Because of its natural beauty, Yew Dell is a wonderful place for weddings, special occasion celebrations, corporate meetings and other events, as well as a quiet place to visit on your own to linger, reflect and learn about nature. To learn more about Yew Dell’s Castle Garden Campaign, visit yewdellgardens.org.
“We are ready to build stunning new gardens that will advance our mission,” said Cappiello. “Sparking a passion for plants and gardens through accessible science and inspiring beauty.”
Reach Kirby Adams at firstname.lastname@example.org or Twitter @kirbylouisville.

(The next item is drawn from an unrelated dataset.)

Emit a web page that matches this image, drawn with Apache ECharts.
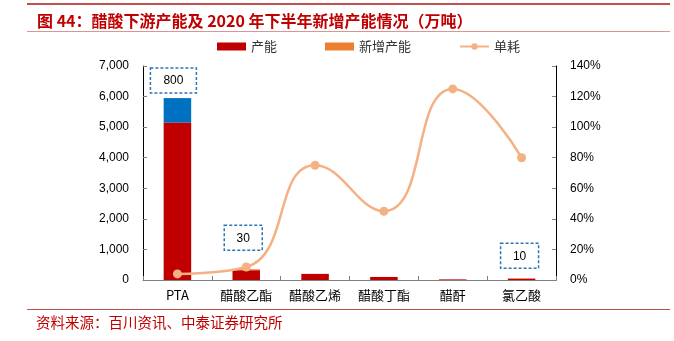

How to donate to Yew Dell’s Castle Garden campaign
WHAT: The Castle Gardens Campaign at Yew Dell Botanical Garden plans to raise $5 million to fund a new collection of gardens, water features, educational opportunities and more. It will also fund a new entrance to the Yew Dell Botanical Gardens and allow the gardens to add a full-time gardener to the staff.
WHERE: 6220 Old Lagrange Road, Crestwood
HOURS: 10am to 4pm Tuesday-Saturday; Sunday 12pm-4pm, Monday closed
DONATE: To learn more about Yew Dell’s Castle Garden Campaign, visit yewdellgardens.org.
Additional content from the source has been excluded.